# Data segment
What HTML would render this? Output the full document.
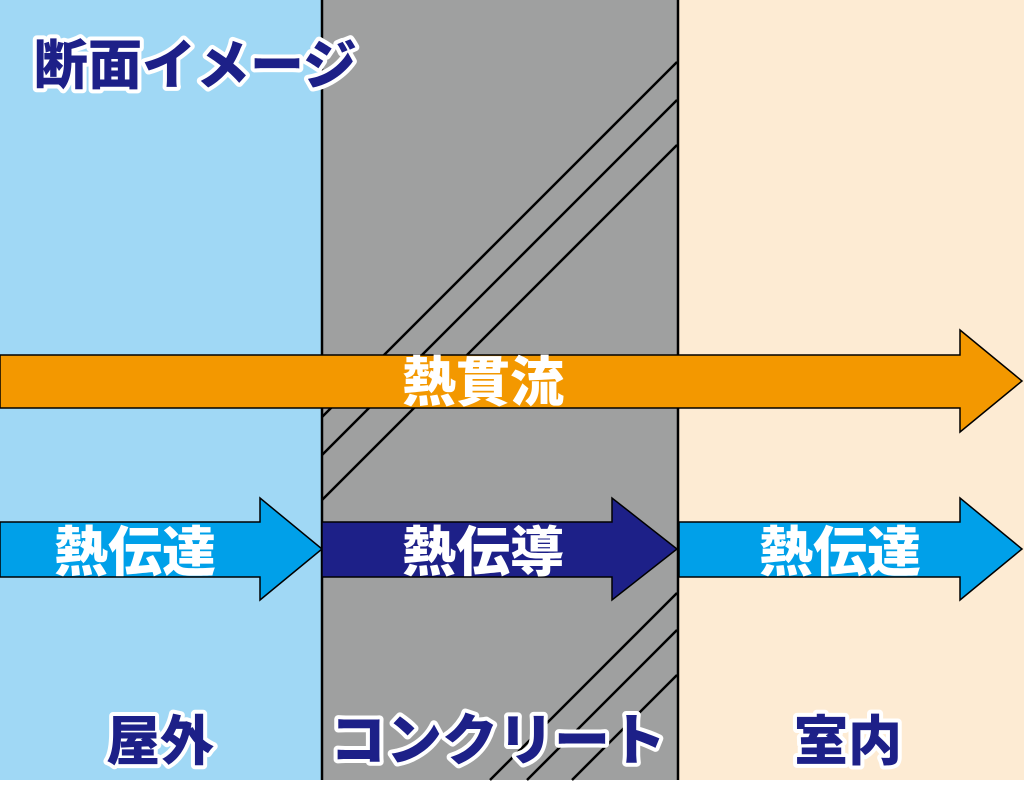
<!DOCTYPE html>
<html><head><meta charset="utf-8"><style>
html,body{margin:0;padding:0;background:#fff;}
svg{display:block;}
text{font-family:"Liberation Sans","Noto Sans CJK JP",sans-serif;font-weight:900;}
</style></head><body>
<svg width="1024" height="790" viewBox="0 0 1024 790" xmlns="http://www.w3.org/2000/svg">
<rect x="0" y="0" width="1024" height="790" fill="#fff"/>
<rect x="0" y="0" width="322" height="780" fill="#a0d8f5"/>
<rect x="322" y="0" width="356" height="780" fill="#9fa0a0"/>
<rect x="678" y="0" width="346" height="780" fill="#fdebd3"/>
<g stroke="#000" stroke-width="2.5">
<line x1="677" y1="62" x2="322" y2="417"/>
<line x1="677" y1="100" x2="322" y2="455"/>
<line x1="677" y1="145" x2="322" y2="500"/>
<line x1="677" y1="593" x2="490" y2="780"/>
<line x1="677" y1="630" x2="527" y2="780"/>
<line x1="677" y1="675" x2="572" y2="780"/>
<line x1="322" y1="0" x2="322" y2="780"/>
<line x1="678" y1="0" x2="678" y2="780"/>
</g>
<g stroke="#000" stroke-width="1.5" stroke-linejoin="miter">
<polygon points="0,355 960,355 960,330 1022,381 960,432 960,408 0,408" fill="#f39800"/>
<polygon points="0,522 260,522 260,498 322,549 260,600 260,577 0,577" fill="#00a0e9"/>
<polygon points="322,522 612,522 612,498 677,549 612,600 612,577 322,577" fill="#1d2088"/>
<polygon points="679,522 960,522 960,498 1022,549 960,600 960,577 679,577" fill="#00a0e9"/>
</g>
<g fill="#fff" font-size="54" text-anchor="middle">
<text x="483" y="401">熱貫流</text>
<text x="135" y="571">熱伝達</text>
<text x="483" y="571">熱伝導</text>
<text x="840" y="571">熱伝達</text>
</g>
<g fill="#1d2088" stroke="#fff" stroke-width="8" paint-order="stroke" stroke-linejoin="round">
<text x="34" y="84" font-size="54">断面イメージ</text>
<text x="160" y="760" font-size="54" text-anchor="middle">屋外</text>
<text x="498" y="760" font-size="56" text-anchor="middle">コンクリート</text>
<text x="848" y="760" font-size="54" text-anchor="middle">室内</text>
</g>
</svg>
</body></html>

# Given task
Quote the listing above in full, except for the pictures.

# Answer for the task
What HTML would render this? Output the full document.
<!DOCTYPE html>
<html><head><meta charset="utf-8"><style>
html,body{margin:0;padding:0;background:#fff;}
svg{display:block;}
text{font-family:"Liberation Sans","Noto Sans CJK JP",sans-serif;font-weight:900;}
</style></head><body>
<svg width="1024" height="790" viewBox="0 0 1024 790" xmlns="http://www.w3.org/2000/svg">
<rect x="0" y="0" width="1024" height="790" fill="#fff"/>
<rect x="0" y="0" width="322" height="780" fill="#a0d8f5"/>
<rect x="322" y="0" width="356" height="780" fill="#9fa0a0"/>
<rect x="678" y="0" width="346" height="780" fill="#fdebd3"/>
<g stroke="#000" stroke-width="2.5">
<line x1="677" y1="62" x2="322" y2="417"/>
<line x1="677" y1="100" x2="322" y2="455"/>
<line x1="677" y1="145" x2="322" y2="500"/>
<line x1="677" y1="593" x2="490" y2="780"/>
<line x1="677" y1="630" x2="527" y2="780"/>
<line x1="677" y1="675" x2="572" y2="780"/>
<line x1="322" y1="0" x2="322" y2="780"/>
<line x1="678" y1="0" x2="678" y2="780"/>
</g>
<g stroke="#000" stroke-width="1.5" stroke-linejoin="miter">
<polygon points="0,355 960,355 960,330 1022,381 960,432 960,408 0,408" fill="#f39800"/>
<polygon points="0,522 260,522 260,498 322,549 260,600 260,577 0,577" fill="#00a0e9"/>
<polygon points="322,522 612,522 612,498 677,549 612,600 612,577 322,577" fill="#1d2088"/>
<polygon points="679,522 960,522 960,498 1022,549 960,600 960,577 679,577" fill="#00a0e9"/>
</g>
<g fill="#fff" font-size="54" text-anchor="middle">
<text x="483" y="401">熱貫流</text>
<text x="135" y="571">熱伝達</text>
<text x="483" y="571">熱伝導</text>
<text x="840" y="571">熱伝達</text>
</g>
<g fill="#1d2088" stroke="#fff" stroke-width="8" paint-order="stroke" stroke-linejoin="round">
<text x="34" y="84" font-size="54">断面イメージ</text>
<text x="160" y="760" font-size="54" text-anchor="middle">屋外</text>
<text x="498" y="760" font-size="56" text-anchor="middle">コンクリート</text>
<text x="848" y="760" font-size="54" text-anchor="middle">室内</text>
</g>
</svg>
</body></html>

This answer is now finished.